Saturday, November 13, 2021

The Last Lynching in Missouri: The Murder of Cleo Wright

   In the wee hours of Sunday morning, January 25, 1942, 29-year-old Grace Sturgeon and her sister-in-law, LaVerne Sturgeon, were awakened from their sleep when they heard someone crawling through a window in the house where they were staying in Sikeston, Missouri, while their husbands were away in military service. Grace's 8-year-old son was asleep in another room. The intruder, a black man, confronted the women, lunging at them with a knife. LaVerne made her escape and ran from the house screaming for help, but the man grabbed Grace and cut her across the abdomen. He also slashed her hand when she tried to grab the knife. About this time, Grace's son was aroused from his sleep by the commotion, and the intruder took off. When LaVerne returned with help, Grace was lying in the floor with severe wounds.
   Law officers immediately went looking for the assailant. About a half mile from the Sturgeon home, Sikeston policeman Hess Perrigan and a citizen who was driving Perrigan's vehicle spotted a black man walking along the street with blood on his clothes. Perrigan arrested the man, took a knife away from him, and got into the back seat with his captive.
   Although Perrigan had his revolver trained on the prisoner, the man, later identified as 26-year-old Cleo Wright, whipped out another knife that he had hidden on his person and attacked Perrigan with it, severing an artery. Despite the severe wound, the officer managed to get off four shots, all of them striking Wright.
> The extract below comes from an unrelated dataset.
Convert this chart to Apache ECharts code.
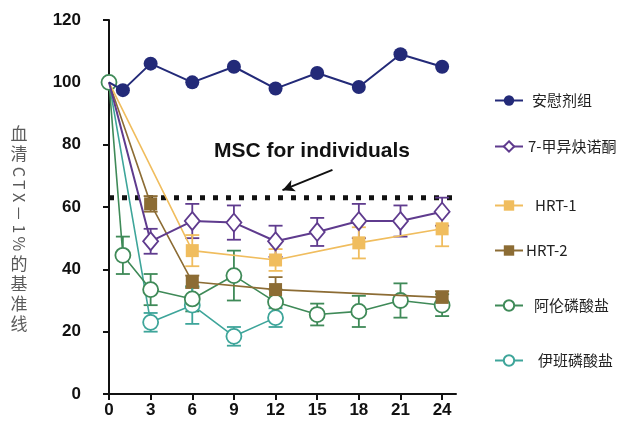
<!DOCTYPE html>
<html><head><meta charset="utf-8">
<script src="https://cdn.jsdelivr.net/npm/echarts@6/dist/echarts.min.js"></script>
<style>html,body{margin:0;padding:0;background:#fff}#c{width:636px;height:424px}</style>
</head><body><div id="c"></div>
<script>
// ---- data ----
const xTicks = [0,3,6,9,12,15,18,21,24];
const seriesNames = ['安慰剂组','7-甲异炔诺酮','HRT-1','HRT-2','阿伦磷酸盐','伊班磷酸盐'];

const placeboX = [0,1,3,6,9,12,15,18,21,24];
const placeboY = [100,97.5,106,100,105,98,103,98.5,109,105];

const tibX = [0,3,6,9,12,15,18,21,24];
const tibY = [100,49,55.5,55,49,52,55.5,55.5,58.5];
const tibErr = [0,4,5.5,5.5,5,4.5,5.5,5,4.5];

const hrt1X = [0,6,12,18,24];
const hrt1Y = [100,46,43,48.5,53];
const hrt1Err = [0,5,3.5,5,5.6];

const hrt2X = [0,3,6,12,24];
const hrt2Y = [100,61,36,33.5,31];
const hrt2Err = [0,2.5,2,4,2];

const alenX = [0,1,3,6,9,12,15,18,21,24];
const alenY = [100,44.5,33.5,30.5,38,29.5,25.5,26.5,30,28.5];
const alenErr = [0,6,5,4,8,4,3.5,5,5.5,3.5];

const ibanX = [0,3,6,9,12];
const ibanY = [100,23,28.5,18.5,24.5];
const ibanErr = [0,3,6,3,3];

const mscValue = 63;
const mscLabel = 'MSC for individuals';
const arrowFrom = [16.1, 71.9];
const arrowTo = [12.5, 65.4];

const yTitleParts = [['血',0],['清',0],['C\u2009T\u2009X\u2009－\u20091\u2009%',1],['的',0],['基',0],['准',0],['线',0]];

// ---- styles ----
const colors = ['#232a78','#5f3b8e','#f0bd5e','#8c6c34','#3f8a58','#3ea59a'];
const symbols = ['circle','diamond','rect','rect','circle','circle'];
const symSizes = [14,[15,18],13,13,15,15];
const filled = [true,false,true,true,false,false];

const xs = [placeboX,tibX,hrt1X,hrt2X,alenX,ibanX];
const ys = [placeboY,tibY,hrt1Y,hrt2Y,alenY,ibanY];
const errs = [null,tibErr,hrt1Err,hrt2Err,alenErr,ibanErr];

const series = [];
seriesNames.forEach((name,i)=>{
  const data = xs[i].map((x,k)=>{
    const d = {value:[x, ys[i][k]]};
    if (k===0 && i!==4) d.symbol = 'none';
    return d;
  });
  series.push({
    name, type:'line', data, z: 10 - i + (i===0?5:0),
    symbol: symbols[i], symbolSize: symSizes[i], showAllSymbol:true,
    lineStyle:{color:colors[i], width: (i===0||i===1)?2:1.6},
    itemStyle:{color: filled[i]?colors[i]:'#fff', borderColor: colors[i], borderWidth: filled[i]?0:1.8},
    emphasis:{disabled:true}, animation:false
  });
  if (errs[i]) {
    const ed = xs[i].map((x,k)=>[x, ys[i][k]-errs[i][k], ys[i][k]+errs[i][k]]).filter((d,k)=>errs[i][k]>0);
    series.push({
      name: name+'_err', type:'custom', z: 3,
      data: ed, encode:{x:0,y:[1,2]}, animation:false, silent:true,
      renderItem(params, api){
        const lo = api.coord([api.value(0), api.value(1)]);
        const hi = api.coord([api.value(0), api.value(2)]);
        const w = 7;
        const st = {stroke: colors[i], lineWidth: 1.8, fill:null};
        return {type:'group', children:[
          {type:'line', shape:{x1:lo[0],y1:lo[1],x2:hi[0],y2:hi[1]}, style:st},
          {type:'line', shape:{x1:lo[0]-w,y1:lo[1],x2:lo[0]+w,y2:lo[1]}, style:st},
          {type:'line', shape:{x1:hi[0]-w,y1:hi[1],x2:hi[0]+w,y2:hi[1]}, style:st}
        ]};
      }
    });
  }
});

series.push({
  name:'MSC', type:'line', data:[[0,mscValue],[25,mscValue]], symbol:'none', z:2,
  lineStyle:{color:'#111', width:5, type:[5,8]}, silent:true, animation:false,
  markLine:{
    silent:true, animation:false, symbol:['none','arrow'], symbolSize:[9,12],
    lineStyle:{color:'#111', width:2, type:'solid'}, label:{show:false},
    data:[[{coord:arrowFrom},{coord:arrowTo}]]
  }
});

const legendLeft = 489;
const legendCenters = [97,143,202,247,302,357];
const legendPad = [4,0,7,-2,6,10];
const legends = seriesNames.map((n,i)=>({
  data:[n], left: legendLeft, top: legendCenters[i]-9, orient:'vertical',
  itemWidth:28, itemHeight:13, selectedMode:false,
  textStyle:{fontFamily:'"Noto Sans CJK SC", sans-serif', fontSize:15, color:'#222', padding:[ i===0?6:0,0,0,legendPad[i]]}
}));

// y title graphic
const titleGraphics = [];
let yPos = 124;
yTitleParts.forEach(([txt,rot])=>{
  const adv = rot ? 90 : 20;
  const cy = yPos + adv/2;
  titleGraphics.push({
    type:'group', x: 19, y: cy, rotation: rot ? -Math.PI/2 : 0, silent:true,
    children:[{
      type:'text', x:0, y:0,
      style:{text: txt, fill:'#5a5a5a', font: (rot?'16px ':'17px ') + '"Noto Sans CJK SC", sans-serif', align:'center', verticalAlign:'middle'},
      silent:true
    }]
  });
  yPos += adv;
});
titleGraphics.push({
  type:'text', left: 214, top: 141,
  style:{text: mscLabel, fill:'#111', font:'bold 21px "Liberation Sans", Arial, sans-serif'}, silent:true
});

const chart = echarts.init(document.getElementById('c'), null, {renderer:'canvas'});
chart.setOption({
  backgroundColor:'#fff',
  animation:false,
  grid:{left:109, right:180, top:20, bottom:30},
  legend: legends,
  xAxis:{
    type:'value', min:0, max:25, interval:3,
    axisLine:{show:true, lineStyle:{color:'#111', width:2}},
    axisTick:{show:true, length:6, lineStyle:{color:'#111', width:2}, customValues:xTicks},
    axisLabel:{color:'#111', fontSize:17, fontWeight:'bold', fontFamily:'"Liberation Sans", Arial, sans-serif', margin:8, customValues:xTicks},
    splitLine:{show:false}
  },
  yAxis:{
    type:'value', min:0, max:120, interval:20,
    axisLine:{show:true, lineStyle:{color:'#111', width:2}},
    axisTick:{show:true, length:6, lineStyle:{color:'#111', width:2}},
    axisLabel:{color:'#111', fontSize:17, fontWeight:'bold', fontFamily:'"Liberation Sans", Arial, sans-serif', margin:28},
    splitLine:{show:false}
  },
  graphic: titleGraphics,
  series
});
</script></body></html>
   Mrs. Sturgeon and Officer Perrigan were both taken to the Sikeston hospital with serious wounds, while the gravely wounded Wright was taken at first to the city hall, where the city jail was located. Walking under his own power, the prisoner, however, collapsed as he was led into the building. He, too, was then taken to the hospital and placed in the emergency room in the basement. Sometime after 5 a.m., however, he was moved back to the city hall and placed in a temporary detention room rather than the steel-barred jail in the basement. Here he reportedly admitted that he had attacked Grace Sturgeon.
   By about ten o'clock Sunday morning, a crowd had gathered at the city hall and were attempting the break down the ordinary wooden door of the detention room. A highway patrolman succeeded in temporarily dispersing the small group. The patrolman called for backup, and two other highway patrolmen and the city police chief arrived to help guard the prisoner.
   Over the next couple of hours, however, both the size and the determination of the crowd grew. About noon, prosecuting attorney David Blanton arrived and tried to reason with the growing mob, but his remarks only "seemed to inflame the crowd," according to the local newspaper, the Sikeston Herald. With shouts of "What are we waiting for?" the crowd surged into the city hall, shoved past the officers, and easily broke down the door to the detention room. Wright, already unconscious from his wounds, was dragged from the building. One report said he was immediately tied by his feet to the bumper of a car and dragged through the street toward the black section of town, while a conflicting report said he was crammed into the trunk of the car, taken to the edge of the black section, and then tied to the bumper. In either case, he was dragged back and forth through Sikeston's black neighborhood on the west side of town. After a few minutes, Wright's lifeless and nearly naked body was cut loose, gasoline was poured on it, and it was set ablaze "in front of the Negro school." The mob then gradually dispersed.
   The charred body lay unclaimed for several hours, before it was finally taken late that afternoon to a local cemetery and buried in the "Potter's Field." Grace Sturgeon and Hess Perrigan, on the other hand, gradually recovered from their wounds.
   As was generally true in cases of lynching, law enforcement made at least a superficial effort to identify and prosecute the ringleaders of the mob that dragged Wright from the city hall but to little avail. A grand jury early the next year failed to return a true bill against any of the perpetrators. Citing a lack of cooperation from potential witnesses, the jury said none of the guilty parties could be positively identified.
   The murder of Cleo Wright is generally considered the last lynching in Missouri, although the shooting death of town bully Ken McElroy in Skidmore in 1981 by an unidentified member of a crowd of townspeople who were confronting the hated McElroy has occasionally been characterized as a lynching as well. For a thorough account of the Wright lynching, I recommend The Lynching of Cleo Wright by Dominic J. Capeci, Jr.